Source code of charts
## BEGIN

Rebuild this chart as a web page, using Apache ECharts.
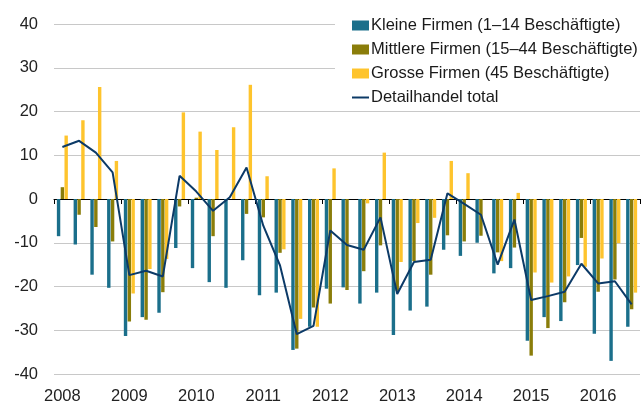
<!DOCTYPE html>
<html>
<head>
<meta charset="utf-8">
<script src="https://cdn.jsdelivr.net/npm/echarts@6/dist/echarts.min.js"></script>
<style>
html,body{margin:0;padding:0;background:#fff;}
#chart{width:642px;height:405px;}
</style>
</head>
<body>
<div id="chart"></div>
<script>
var quarters = [
  '2008 Q1','2008 Q2','2008 Q3','2008 Q4',
  '2009 Q1','2009 Q2','2009 Q3','2009 Q4',
  '2010 Q1','2010 Q2','2010 Q3','2010 Q4',
  '2011 Q1','2011 Q2','2011 Q3','2011 Q4',
  '2012 Q1','2012 Q2','2012 Q3','2012 Q4',
  '2013 Q1','2013 Q2','2013 Q3','2013 Q4',
  '2014 Q1','2014 Q2','2014 Q3','2014 Q4',
  '2015 Q1','2015 Q2','2015 Q3','2015 Q4',
  '2016 Q1','2016 Q2','2016 Q3'
];
var seriesNames = [
  'Kleine Firmen (1\u201314 Besch\u00e4ftigte)',
  'Mittlere Firmen (15\u201344 Besch\u00e4ftigte)',
  'Grosse Firmen (45 Besch\u00e4ftigte)',
  'Detailhandel total'
];
var kleine = [
  -8.5, -10.4, -17.3, -20.3,
  -31.3, -27, -26, -11.2,
  -15.8, -19, -20.3, -14,
  -22, -21.4, -34.5, -29.2,
  -20.5, -20.2, -23.9, -21.4,
  -31.1, -25.5, -24.6, -11.6,
  -13, -10, -17, -15.8,
  -32.4, -27, -27.9, -15.1,
  -30.8, -37, -29.2
];
var mittlere = [
  2.7, -3.6, -6.4, -9.7,
  -28, -27.6, -21.3, -1.7,
  0.3, -8.5, 0, -3.4,
  -4.2, -12.3, -34.2, -24.8,
  -23.9, -20.8, -16.5, -10.6,
  -21, -14.2, -17.3, -8.3,
  -9.7, -8.4, -12.2, -11.1,
  -35.8, -29.5, -23.6, -8.9,
  -21.2, -18.4, -25.2
];
var grosse = [
  14.5, 18, 25.6, 8.7,
  -21.6, -16, -13.7, 19.8,
  15.4, 11.2, 16.4, 26.1,
  5.2, -11.5, -27.4, -29.2,
  7, 0, -1, 10.6,
  -14.4, -5.5, -4.3, 8.7,
  5.9, 0, -14.2, 1.4,
  -16.8, -19.1, -17.7, -15.5,
  -13.6, -10.1, -21.4
];
var total = [
  11.9, 13.3, 10.6, 6.1,
  -17.4, -16.4, -17.7, 5.3,
  1.7, -2.7, 0.4, 7.2,
  -6.1, -15.2, -30.9, -29,
  -7.2, -10.5, -11.6, -4.2,
  -21.7, -14.4, -13.9, 1.3,
  -1.1, -3.6, -15, -4.7,
  -23.1, -22.2, -21.2, -14.8,
  -19.3, -18.8, -24.1
];
var yTicks = { min: -40, max: 40, interval: 10 };

var FONT = '"Liberation Sans", Arial, Helvetica, sans-serif';
var chart = echarts.init(document.getElementById('chart'), null, { renderer: 'canvas' });
chart.setOption({
  animation: false,
  backgroundColor: '#ffffff',
  textStyle: { fontFamily: FONT },
  grid: { left: 54, right: 2, top: 24, bottom: 29, containLabel: false },
  legend: {
    orient: 'vertical',
    left: 335,
    top: 9,
    padding: [8, 4, 4, 17],
    backgroundColor: '#ffffff',
    itemWidth: 17,
    itemHeight: 10,
    itemGap: 7,
    symbolKeepAspect: true,
    textStyle: { fontFamily: FONT, fontSize: 16.5, color: '#1a1a1a', padding: [0, 0, 0, -3] },
    data: [
      { name: seriesNames[0], icon: 'rect' },
      { name: seriesNames[1], icon: 'rect' },
      { name: seriesNames[2], icon: 'rect' },
      { name: seriesNames[3], icon: 'path://M0,0 L17,0 L17,2 L0,2 Z' }
    ]
  },
  xAxis: [
    {
      type: 'category',
      data: quarters,
      boundaryGap: true,
      position: 'bottom',
      axisLine: { show: true, onZero: true, lineStyle: { color: '#000000', width: 1 } },
      axisTick: { show: true, interval: 3, length: 5, lineStyle: { color: '#000000', width: 1 } },
      axisLabel: { show: false },
      splitLine: { show: false }
    },
    {
      type: 'category',
      data: quarters,
      boundaryGap: true,
      position: 'bottom',
      axisLine: { show: false, onZero: false },
      axisTick: { show: false },
      axisLabel: {
        show: true, interval: 3, margin: 14,
        fontFamily: FONT, fontSize: 16.5, color: '#222222',
        formatter: function (v) { return v.split(' ')[0]; }
      },
      splitLine: { show: false }
    }
  ],
  yAxis: {
    type: 'value',
    min: yTicks.min, max: yTicks.max, interval: yTicks.interval,
    axisLine: { show: false },
    axisTick: { show: false },
    axisLabel: { fontFamily: FONT, fontSize: 16.5, color: '#222222', margin: 16 },
    splitLine: { show: true, lineStyle: { color: '#c8c8c8', width: 1 } }
  },
  series: [
    {
      name: seriesNames[0], type: 'bar', data: kleine, xAxisIndex: 0,
      barWidth: 3.4, barGap: '12%',
      itemStyle: { color: '#1b6f8b' }
    },
    {
      name: seriesNames[1], type: 'bar', data: mittlere, xAxisIndex: 0,
      barWidth: 3.4, barGap: '12%',
      itemStyle: { color: '#8a7d0a' }
    },
    {
      name: seriesNames[2], type: 'bar', data: grosse, xAxisIndex: 0,
      barWidth: 3.4, barGap: '12%',
      itemStyle: { color: '#fec42d' }
    },
    {
      name: seriesNames[3], type: 'line', data: total, xAxisIndex: 0,
      symbol: 'none', z: 5,
      lineStyle: { color: '#0c3a67', width: 2 },
      itemStyle: { color: '#0c3a67' }
    }
  ]
});
</script>
</body>
</html>
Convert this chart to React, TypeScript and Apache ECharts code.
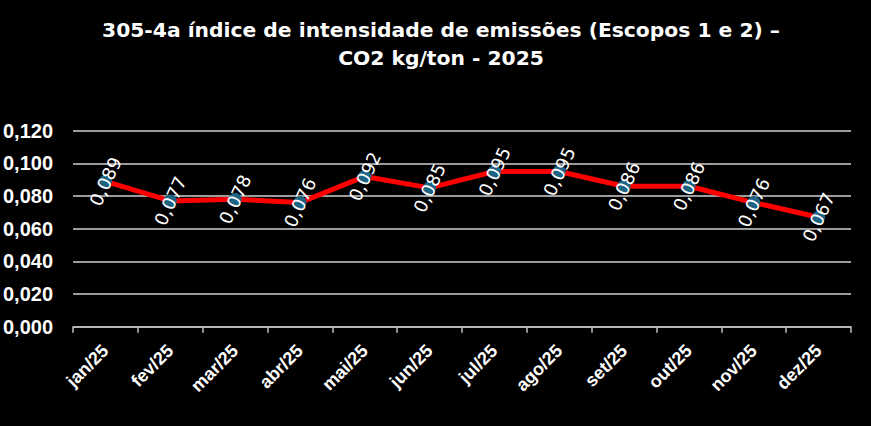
import React, { useEffect, useRef } from "react";
import * as echarts from "echarts";

const titleLines = ["305-4a índice de intensidade de emissões (Escopos 1 e 2) –", "CO2 kg/ton - 2025"];
const months = ["jan/25", "fev/25", "mar/25", "abr/25", "mai/25", "jun/25", "jul/25", "ago/25", "set/25", "out/25", "nov/25", "dez/25"];
const intensity = [0.089, 0.077, 0.078, 0.076, 0.092, 0.085, 0.095, 0.095, 0.086, 0.086, 0.076, 0.067];
const yMin = 0;
const yMax = 0.12;
const yStep = 0.02;

const fmt = (v: number) => v.toFixed(3).replace(".", ",");

export default function App() {
  const ref = useRef<HTMLDivElement>(null);
  useEffect(() => {
    if (!ref.current) return;
    const chart = echarts.init(ref.current, undefined, { renderer: "svg" });
    const font = "'Liberation Sans', Arial, sans-serif";
    chart.setOption({
      animation: false,
      backgroundColor: "#000000",
      title: {
        text: titleLines.join("\n"),
        left: 436,
        top: 11,
        textAlign: "center",
        textStyle: {
          color: "#ffffff",
          fontFamily: "'DejaVu Sans', sans-serif",
          fontWeight: "bold",
          fontSize: 20.3,
          lineHeight: 28,
        },
      },
      grid: { left: 72, right: 20, top: 130.7, bottom: 99.3, containLabel: false },
      xAxis: {
        type: "category",
        data: months,
        boundaryGap: true,
        axisLine: { lineStyle: { color: "#bfbfbf", width: 1.5 } },
        axisTick: { show: true, length: 6, interval: 0, lineStyle: { color: "#bfbfbf", width: 1.5 } },
        axisLabel: {
          interval: 0,
          rotate: 45,
          margin: 21,
          color: "#ffffff",
          fontFamily: font,
          fontWeight: "bold",
          fontSize: 18,
        },
      },
      yAxis: {
        type: "value",
        min: yMin,
        max: yMax,
        interval: yStep,
        axisLine: { show: false },
        axisTick: { show: false },
        splitLine: { lineStyle: { color: "#d0d0d0", width: 1.5 } },
        axisLabel: {
          margin: 20,
          color: "#ffffff",
          fontFamily: font,
          fontWeight: "bold",
          fontSize: 20,
          formatter: (v: number) => fmt(v),
        },
      },
      series: [
        {
          type: "line",
          data: intensity,
          lineStyle: { color: "#ff0000", width: 5 },
          symbol: "circle",
          symbolSize: 13,
          itemStyle: { color: "#1d6384" },
          label: {
            show: true,
            position: "inside",
            rotate: 65,
            color: "#ffffff",
            fontFamily: "'DejaVu Sans', sans-serif",
            fontSize: 18,
            align: "center",
            verticalAlign: "middle",
            formatter: (p: any) => fmt(p.value),
          },
        },
      ],
    });
    return () => chart.dispose();
  }, []);
  return <div ref={ref} style={{ width: 871, height: 426, position: "absolute", left: 0, top: 0 }} />;
}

## END

- [Exercise objective]: Make an exact copy of the lines from the top of the material through the line with "40, interval: 10", pictures excluded.

- [Reply]:
Rebuild this chart as a web page, using Apache ECharts.
<!DOCTYPE html>
<html>
<head>
<meta charset="utf-8">
<script src="https://cdn.jsdelivr.net/npm/echarts@6/dist/echarts.min.js"></script>
<style>
html,body{margin:0;padding:0;background:#fff;}
#chart{width:642px;height:405px;}
</style>
</head>
<body>
<div id="chart"></div>
<script>
var quarters = [
  '2008 Q1','2008 Q2','2008 Q3','2008 Q4',
  '2009 Q1','2009 Q2','2009 Q3','2009 Q4',
  '2010 Q1','2010 Q2','2010 Q3','2010 Q4',
  '2011 Q1','2011 Q2','2011 Q3','2011 Q4',
  '2012 Q1','2012 Q2','2012 Q3','2012 Q4',
  '2013 Q1','2013 Q2','2013 Q3','2013 Q4',
  '2014 Q1','2014 Q2','2014 Q3','2014 Q4',
  '2015 Q1','2015 Q2','2015 Q3','2015 Q4',
  '2016 Q1','2016 Q2','2016 Q3'
];
var seriesNames = [
  'Kleine Firmen (1\u201314 Besch\u00e4ftigte)',
  'Mittlere Firmen (15\u201344 Besch\u00e4ftigte)',
  'Grosse Firmen (45 Besch\u00e4ftigte)',
  'Detailhandel total'
];
var kleine = [
  -8.5, -10.4, -17.3, -20.3,
  -31.3, -27, -26, -11.2,
  -15.8, -19, -20.3, -14,
  -22, -21.4, -34.5, -29.2,
  -20.5, -20.2, -23.9, -21.4,
  -31.1, -25.5, -24.6, -11.6,
  -13, -10, -17, -15.8,
  -32.4, -27, -27.9, -15.1,
  -30.8, -37, -29.2
];
var mittlere = [
  2.7, -3.6, -6.4, -9.7,
  -28, -27.6, -21.3, -1.7,
  0.3, -8.5, 0, -3.4,
  -4.2, -12.3, -34.2, -24.8,
  -23.9, -20.8, -16.5, -10.6,
  -21, -14.2, -17.3, -8.3,
  -9.7, -8.4, -12.2, -11.1,
  -35.8, -29.5, -23.6, -8.9,
  -21.2, -18.4, -25.2
];
var grosse = [
  14.5, 18, 25.6, 8.7,
  -21.6, -16, -13.7, 19.8,
  15.4, 11.2, 16.4, 26.1,
  5.2, -11.5, -27.4, -29.2,
  7, 0, -1, 10.6,
  -14.4, -5.5, -4.3, 8.7,
  5.9, 0, -14.2, 1.4,
  -16.8, -19.1, -17.7, -15.5,
  -13.6, -10.1, -21.4
];
var total = [
  11.9, 13.3, 10.6, 6.1,
  -17.4, -16.4, -17.7, 5.3,
  1.7, -2.7, 0.4, 7.2,
  -6.1, -15.2, -30.9, -29,
  -7.2, -10.5, -11.6, -4.2,
  -21.7, -14.4, -13.9, 1.3,
  -1.1, -3.6, -15, -4.7,
  -23.1, -22.2, -21.2, -14.8,
  -19.3, -18.8, -24.1
];
var yTicks = { min: -40, max: 40, interval: 10 };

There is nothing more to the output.